Written instruction:
Extract the full listing verbatim and drop any pictures from your copy.

━━━━━ Raw data ━━━━━

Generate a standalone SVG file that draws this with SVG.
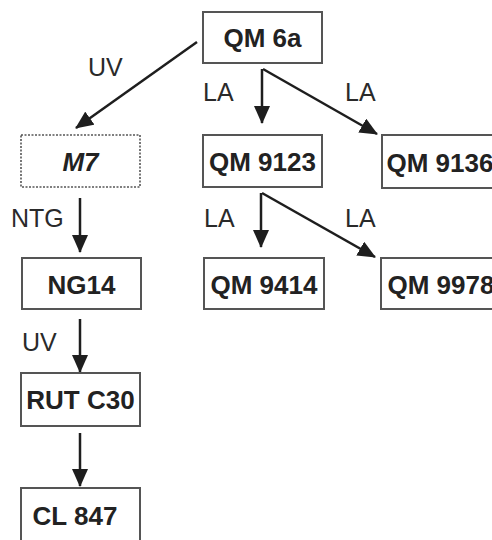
<svg xmlns="http://www.w3.org/2000/svg" width="492" height="540" viewBox="0 0 492 540">
<defs>
<marker id="ah" viewBox="0 0 18 16" refX="17" refY="8" markerWidth="18" markerHeight="16" markerUnits="userSpaceOnUse" orient="auto">
<path d="M0,0 L18,8 L0,16 Z" fill="#1e1e1e"/>
</marker>
<style>
.box{fill:#fff;stroke:#555;stroke-width:2}
.dot{fill:#fff;stroke:#555;stroke-width:1.6;stroke-dasharray:2 1.5}
.nt{font-family:"Liberation Sans",Arial,sans-serif;font-weight:bold;font-size:26px;fill:#222;text-anchor:middle}
.lb{font-family:"Liberation Sans",Arial,sans-serif;font-size:25px;fill:#2a2a2a}
.ed{fill:none;stroke:#1e1e1e;stroke-width:2.5;marker-end:url(#ah)}
</style>
</defs>
<rect width="492" height="540" fill="#fff"/>
<g id="connectors">
<line class="ed" x1="197" y1="42" x2="76" y2="128"/>
<polyline class="ed" points="262,69 262,123"/>
<polyline class="ed" points="263,69 377,134"/>
<line class="ed" x1="80" y1="198" x2="80" y2="252"/>
<line class="ed" x1="261" y1="193" x2="261" y2="247"/>
<line class="ed" x1="262" y1="193" x2="375" y2="257"/>
<line class="ed" x1="80" y1="319" x2="80" y2="372"/>
<line class="ed" x1="80" y1="433" x2="80" y2="486"/>
<text class="lb" x="88" y="76">UV</text>
<text class="lb" x="203" y="101">LA</text>
<text class="lb" x="345" y="101">LA</text>
<text class="lb" x="11" y="227">NTG</text>
<text class="lb" x="204" y="227">LA</text>
<text class="lb" x="345" y="227">LA</text>
<text class="lb" x="22" y="351">UV</text>
</g>
<g id="qm6a"><rect class="box" x="203" y="12" width="119" height="51"/><text class="nt" x="262.5" y="47">QM 6a</text></g>
<g id="m7"><rect class="dot" x="21" y="135" width="119" height="52"/><text class="nt" x="80.5" y="171" font-style="italic">M7</text></g>
<g id="qm9123"><rect class="box" x="203" y="135" width="119" height="52"/><text class="nt" x="262.5" y="171">QM 9123</text></g>
<g id="qm9136"><rect class="box" x="382" y="135" width="119" height="53"/><text class="nt" x="440" y="172">QM 9136</text></g>
<g id="ng14"><rect class="box" x="22" y="258" width="119" height="51"/><text class="nt" x="81.5" y="294">NG14</text></g>
<g id="qm9414"><rect class="box" x="204" y="258" width="120" height="51"/><text class="nt" x="264" y="294">QM 9414</text></g>
<g id="qm9978"><rect class="box" x="381" y="258" width="120" height="51"/><text class="nt" x="441" y="294">QM 9978</text></g>
<g id="rutc30"><rect class="box" x="21" y="373" width="119" height="53"/><text class="nt" x="80.5" y="409">RUT C30</text></g>
<g id="cl847"><rect class="box" x="21" y="488" width="119" height="60"/><text class="nt" x="75" y="525">CL 847</text></g>
</svg>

━━━━━

Solution below:
Generate a standalone SVG file that draws this with SVG.
<svg xmlns="http://www.w3.org/2000/svg" width="492" height="540" viewBox="0 0 492 540">
<defs>
<marker id="ah" viewBox="0 0 18 16" refX="17" refY="8" markerWidth="18" markerHeight="16" markerUnits="userSpaceOnUse" orient="auto">
<path d="M0,0 L18,8 L0,16 Z" fill="#1e1e1e"/>
</marker>
<style>
.box{fill:#fff;stroke:#555;stroke-width:2}
.dot{fill:#fff;stroke:#555;stroke-width:1.6;stroke-dasharray:2 1.5}
.nt{font-family:"Liberation Sans",Arial,sans-serif;font-weight:bold;font-size:26px;fill:#222;text-anchor:middle}
.lb{font-family:"Liberation Sans",Arial,sans-serif;font-size:25px;fill:#2a2a2a}
.ed{fill:none;stroke:#1e1e1e;stroke-width:2.5;marker-end:url(#ah)}
</style>
</defs>
<rect width="492" height="540" fill="#fff"/>
<g id="connectors">
<line class="ed" x1="197" y1="42" x2="76" y2="128"/>
<polyline class="ed" points="262,69 262,123"/>
<polyline class="ed" points="263,69 377,134"/>
<line class="ed" x1="80" y1="198" x2="80" y2="252"/>
<line class="ed" x1="261" y1="193" x2="261" y2="247"/>
<line class="ed" x1="262" y1="193" x2="375" y2="257"/>
<line class="ed" x1="80" y1="319" x2="80" y2="372"/>
<line class="ed" x1="80" y1="433" x2="80" y2="486"/>
<text class="lb" x="88" y="76">UV</text>
<text class="lb" x="203" y="101">LA</text>
<text class="lb" x="345" y="101">LA</text>
<text class="lb" x="11" y="227">NTG</text>
<text class="lb" x="204" y="227">LA</text>
<text class="lb" x="345" y="227">LA</text>
<text class="lb" x="22" y="351">UV</text>
</g>
<g id="qm6a"><rect class="box" x="203" y="12" width="119" height="51"/><text class="nt" x="262.5" y="47">QM 6a</text></g>
<g id="m7"><rect class="dot" x="21" y="135" width="119" height="52"/><text class="nt" x="80.5" y="171" font-style="italic">M7</text></g>
<g id="qm9123"><rect class="box" x="203" y="135" width="119" height="52"/><text class="nt" x="262.5" y="171">QM 9123</text></g>
<g id="qm9136"><rect class="box" x="382" y="135" width="119" height="53"/><text class="nt" x="440" y="172">QM 9136</text></g>
<g id="ng14"><rect class="box" x="22" y="258" width="119" height="51"/><text class="nt" x="81.5" y="294">NG14</text></g>
<g id="qm9414"><rect class="box" x="204" y="258" width="120" height="51"/><text class="nt" x="264" y="294">QM 9414</text></g>
<g id="qm9978"><rect class="box" x="381" y="258" width="120" height="51"/><text class="nt" x="441" y="294">QM 9978</text></g>
<g id="rutc30"><rect class="box" x="21" y="373" width="119" height="53"/><text class="nt" x="80.5" y="409">RUT C30</text></g>
<g id="cl847"><rect class="box" x="21" y="488" width="119" height="60"/><text class="nt" x="75" y="525">CL 847</text></g>
</svg>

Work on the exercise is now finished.